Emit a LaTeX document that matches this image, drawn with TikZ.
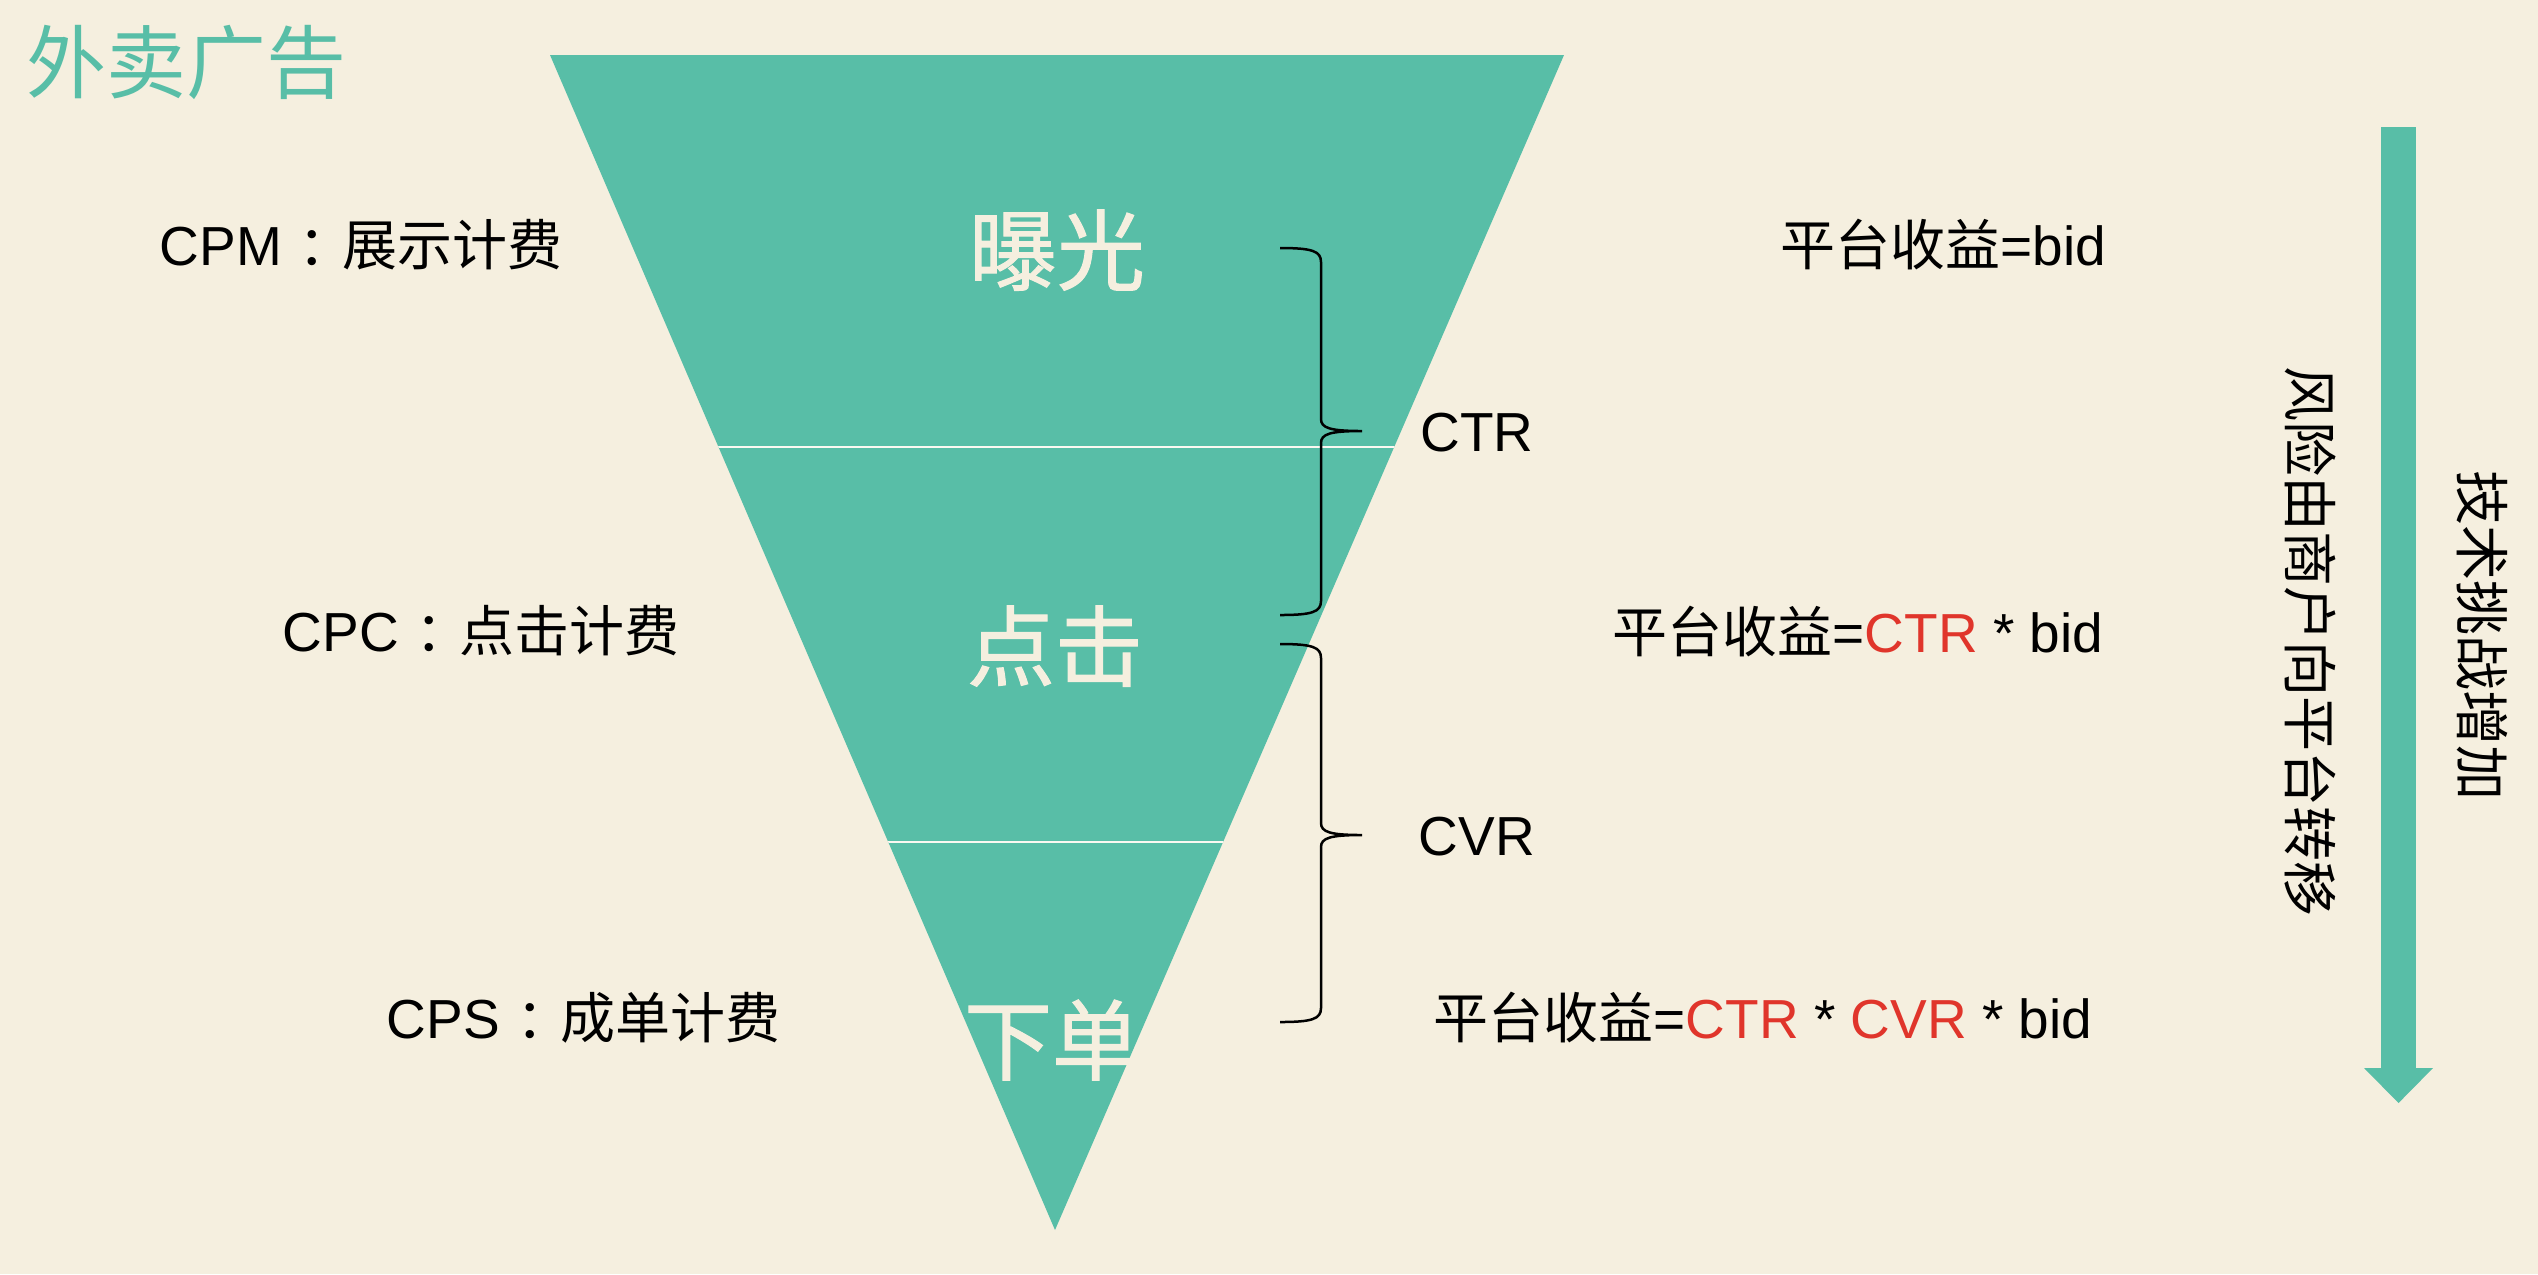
\documentclass[tikz,border=0pt]{standalone}
\usepackage{fontspec}
\setmainfont{Liberation Sans}
\newfontfamily\cjk{Noto Sans CJK SC}
\newfontfamily\cjkb{Noto Sans CJK SC}[FakeBold=1.2]
\definecolor{tealc}{HTML}{58BEA7}
\definecolor{bgc}{HTML}{F5EFDF}
\definecolor{redc}{HTML}{E0352B}
\newcommand{\fwcolon}{\hspace{0.3em}{\cjk ：}\hspace{-0.2em}}
\tikzset{
  lbl/.style={inner sep=0pt, font=\fontsize{16.5}{18}\selectfont, text=black},
  stage/.style={inner sep=0pt, font=\cjkb\fontsize{26.4}{28}\selectfont, text=bgc},
  brc/.style={draw=black, line width=0.75pt},
  sep/.style={draw=bgc!40!white, line width=0.6pt},
}
\begin{document}
\begin{tikzpicture}[x=0.3pt,y=-0.3pt]
\fill[bgc] (0,0) rectangle (2538,1274);
\useasboundingbox (0,0) rectangle (2538,1274);
% title
\node[inner sep=0pt, font=\cjk\fontsize{24}{26}\selectfont, text=tealc] (title) at (186,62) {外卖广告};
% funnel
\coordinate (TL) at (550,55);
\coordinate (TR) at (1564,55);
\coordinate (B) at (1055,1230);
\fill[tealc] (TL) -- (TR) -- (B) -- cycle;
\begin{scope}
\clip (TL) -- (TR) -- (B) -- cycle;
\coordinate (s1a) at (500,447);
\coordinate (s1b) at (1600,447);
\coordinate (s2a) at (500,842);
\coordinate (s2b) at (1600,842);
\draw[sep] (s1a) -- (s1b);
\draw[sep] (s2a) -- (s2b);
\end{scope}
\node[stage] (exp) at (1057,250) {曝光};
\node[stage] (clk) at (1055,646) {点击};
\node[stage] (ord) at (1052,1040) {下单};
% left labels
\node[lbl, anchor=east] (cpm) at (563,245) {CPM\fwcolon{\cjk 展示计费}};
\node[lbl, anchor=east] (cpc) at (680,631) {CPC\fwcolon{\cjk 点击计费}};
\node[lbl, anchor=east] (cps) at (781,1018) {CPS\fwcolon{\cjk 成单计费}};
% braces
\coordinate (b1t) at (1280,248);
\coordinate (b1m) at (1362,431);
\coordinate (b1b) at (1280,615);
\draw[brc] (b1t) .. controls (1312,248) and (1321,251) .. (1321,262) -- (1321,419)
  .. controls (1321,428) and (1330,431) .. (b1m)
  .. controls (1330,431) and (1321,434) .. (1321,443) -- (1321,601)
  .. controls (1321,612) and (1312,615) .. (b1b);
\coordinate (b2t) at (1280,644);
\coordinate (b2m) at (1362,835);
\coordinate (b2b) at (1280,1022);
\draw[brc] (b2t) .. controls (1312,644) and (1321,647) .. (1321,658) -- (1321,823)
  .. controls (1321,832) and (1330,835) .. (b2m)
  .. controls (1330,835) and (1321,838) .. (1321,847) -- (1321,1008)
  .. controls (1321,1019) and (1312,1022) .. (b2b);
\node[lbl] (ctr) at (1477,433) {CTR};
\node[lbl] (cvr) at (1477,837) {CVR};
% revenue formulas
\node[lbl, anchor=east] (r1) at (2107,244) {{\cjk 平台收益}=bid};
\node[lbl, anchor=east] (r2) at (2104,631) {{\cjk 平台收益}=\textcolor{redc}{CTR} * bid};
\node[lbl, anchor=east] (r3) at (2093,1017) {{\cjk 平台收益}=\textcolor{redc}{CTR} * \textcolor{redc}{CVR} * bid};
% arrow
\coordinate (a1) at (2381,127);
\coordinate (a2) at (2416,1068);
\fill[tealc] (a1) rectangle (a2);
\coordinate (h1) at (2364,1068);
\coordinate (h2) at (2433,1068);
\coordinate (h3) at (2398.5,1103);
\fill[tealc] (h1) -- (h2) -- (h3) -- cycle;
% vertical texts
\node[lbl, font=\cjk\fontsize{16.5}{18}\selectfont, rotate=-90] (risk) at (2310,641) {风险由商户向平台转移};
\node[lbl, font=\cjk\fontsize{16.5}{18}\selectfont, rotate=-90] (tech) at (2482,635) {技术挑战增加};
\end{tikzpicture}
\end{document}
^^^^
*TASK TO CARRY OUT:*
Your task is to repeat the data above exactly while excluding the pictures.

*COMPLETED TASK:*
Emit a LaTeX document that matches this image, drawn with TikZ.
\documentclass[tikz,border=0pt]{standalone}
\usepackage{fontspec}
\setmainfont{Liberation Sans}
\newfontfamily\cjk{Noto Sans CJK SC}
\newfontfamily\cjkb{Noto Sans CJK SC}[FakeBold=1.2]
\definecolor{tealc}{HTML}{58BEA7}
\definecolor{bgc}{HTML}{F5EFDF}
\definecolor{redc}{HTML}{E0352B}
\newcommand{\fwcolon}{\hspace{0.3em}{\cjk ：}\hspace{-0.2em}}
\tikzset{
  lbl/.style={inner sep=0pt, font=\fontsize{16.5}{18}\selectfont, text=black},
  stage/.style={inner sep=0pt, font=\cjkb\fontsize{26.4}{28}\selectfont, text=bgc},
  brc/.style={draw=black, line width=0.75pt},
  sep/.style={draw=bgc!40!white, line width=0.6pt},
}
\begin{document}
\begin{tikzpicture}[x=0.3pt,y=-0.3pt]
\fill[bgc] (0,0) rectangle (2538,1274);
\useasboundingbox (0,0) rectangle (2538,1274);
% title
\node[inner sep=0pt, font=\cjk\fontsize{24}{26}\selectfont, text=tealc] (title) at (186,62) {外卖广告};
% funnel
\coordinate (TL) at (550,55);
\coordinate (TR) at (1564,55);
\coordinate (B) at (1055,1230);
\fill[tealc] (TL) -- (TR) -- (B) -- cycle;
\begin{scope}
\clip (TL) -- (TR) -- (B) -- cycle;
\coordinate (s1a) at (500,447);
\coordinate (s1b) at (1600,447);
\coordinate (s2a) at (500,842);
\coordinate (s2b) at (1600,842);
\draw[sep] (s1a) -- (s1b);
\draw[sep] (s2a) -- (s2b);
\end{scope}
\node[stage] (exp) at (1057,250) {曝光};
\node[stage] (clk) at (1055,646) {点击};
\node[stage] (ord) at (1052,1040) {下单};
% left labels
\node[lbl, anchor=east] (cpm) at (563,245) {CPM\fwcolon{\cjk 展示计费}};
\node[lbl, anchor=east] (cpc) at (680,631) {CPC\fwcolon{\cjk 点击计费}};
\node[lbl, anchor=east] (cps) at (781,1018) {CPS\fwcolon{\cjk 成单计费}};
% braces
\coordinate (b1t) at (1280,248);
\coordinate (b1m) at (1362,431);
\coordinate (b1b) at (1280,615);
\draw[brc] (b1t) .. controls (1312,248) and (1321,251) .. (1321,262) -- (1321,419)
  .. controls (1321,428) and (1330,431) .. (b1m)
  .. controls (1330,431) and (1321,434) .. (1321,443) -- (1321,601)
  .. controls (1321,612) and (1312,615) .. (b1b);
\coordinate (b2t) at (1280,644);
\coordinate (b2m) at (1362,835);
\coordinate (b2b) at (1280,1022);
\draw[brc] (b2t) .. controls (1312,644) and (1321,647) .. (1321,658) -- (1321,823)
  .. controls (1321,832) and (1330,835) .. (b2m)
  .. controls (1330,835) and (1321,838) .. (1321,847) -- (1321,1008)
  .. controls (1321,1019) and (1312,1022) .. (b2b);
\node[lbl] (ctr) at (1477,433) {CTR};
\node[lbl] (cvr) at (1477,837) {CVR};
% revenue formulas
\node[lbl, anchor=east] (r1) at (2107,244) {{\cjk 平台收益}=bid};
\node[lbl, anchor=east] (r2) at (2104,631) {{\cjk 平台收益}=\textcolor{redc}{CTR} * bid};
\node[lbl, anchor=east] (r3) at (2093,1017) {{\cjk 平台收益}=\textcolor{redc}{CTR} * \textcolor{redc}{CVR} * bid};
% arrow
\coordinate (a1) at (2381,127);
\coordinate (a2) at (2416,1068);
\fill[tealc] (a1) rectangle (a2);
\coordinate (h1) at (2364,1068);
\coordinate (h2) at (2433,1068);
\coordinate (h3) at (2398.5,1103);
\fill[tealc] (h1) -- (h2) -- (h3) -- cycle;
% vertical texts
\node[lbl, font=\cjk\fontsize{16.5}{18}\selectfont, rotate=-90] (risk) at (2310,641) {风险由商户向平台转移};
\node[lbl, font=\cjk\fontsize{16.5}{18}\selectfont, rotate=-90] (tech) at (2482,635) {技术挑战增加};
\end{tikzpicture}
\end{document}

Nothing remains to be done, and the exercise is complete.